Question

A hot 123.3 g lump of an unknown substance initially at 164.2 °C is placed in 35.0 mL of water initially at 25.0 °C and the system is allowed to reach thermal equilibrium. The final temperature of the system is 48.6 °C. What is the identity of the unknown substance?

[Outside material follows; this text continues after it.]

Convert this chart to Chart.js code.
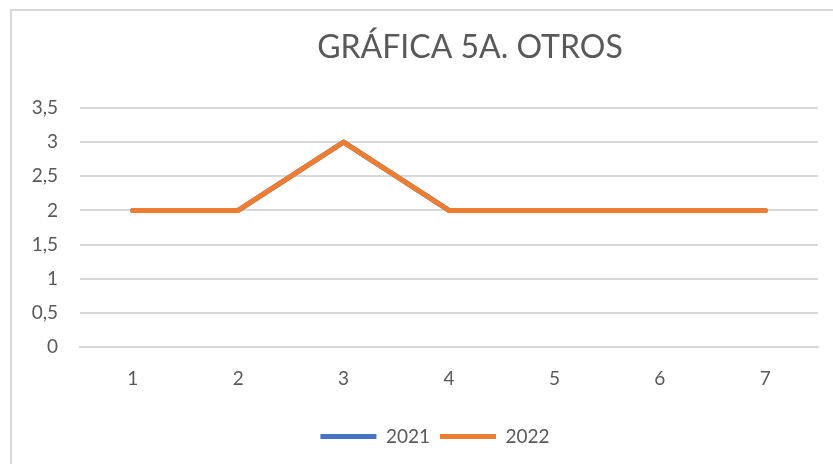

Assume no heat is lost to the surroundings.

Answer 1

Answer:

The unknown substance is rhodium.

Explanation:

Heat lost by hot substance will be equal to heat gained by the water

$-Q_1=Q_2$

Mass of substance= $m_1=123.3 g$

Specific heat capacity of substance= $c_1=?$

Initial temperature of the substance = $T_1=164.2^oC$

Final temperature of substance= $T_2=T=48.6^oC$

$Q_1=m_1c_1\times (T-T_1)$

Mass of water = M

Volume of water ,V= 35 ml

Density of water = d = 1.00 g/mL

$M=d\times V=1.00 g/ml\times 35 mL=35 g$

Mass of water= $M = m_2=35 g$

Specific heat capacity of water= $c_2=4.184 J/g^oC$

Initial temperature of the water = $T_3=25.0^oC$

Final temperature of water = $T_3=T=48.6^oC$

$Q_2=m_2c_2\times (T-T_3)$

$-Q_1=Q_2$

$-(m_1c_1\times (T-T_1))=m_2c_2\times (T-T_3)$

On substituting all values:

we get, $c_1 =0.242 J/g^oC$

The value of heat capacity of the substance is equal to that of rhodium metal.Hence, the unknown substance is rhodium.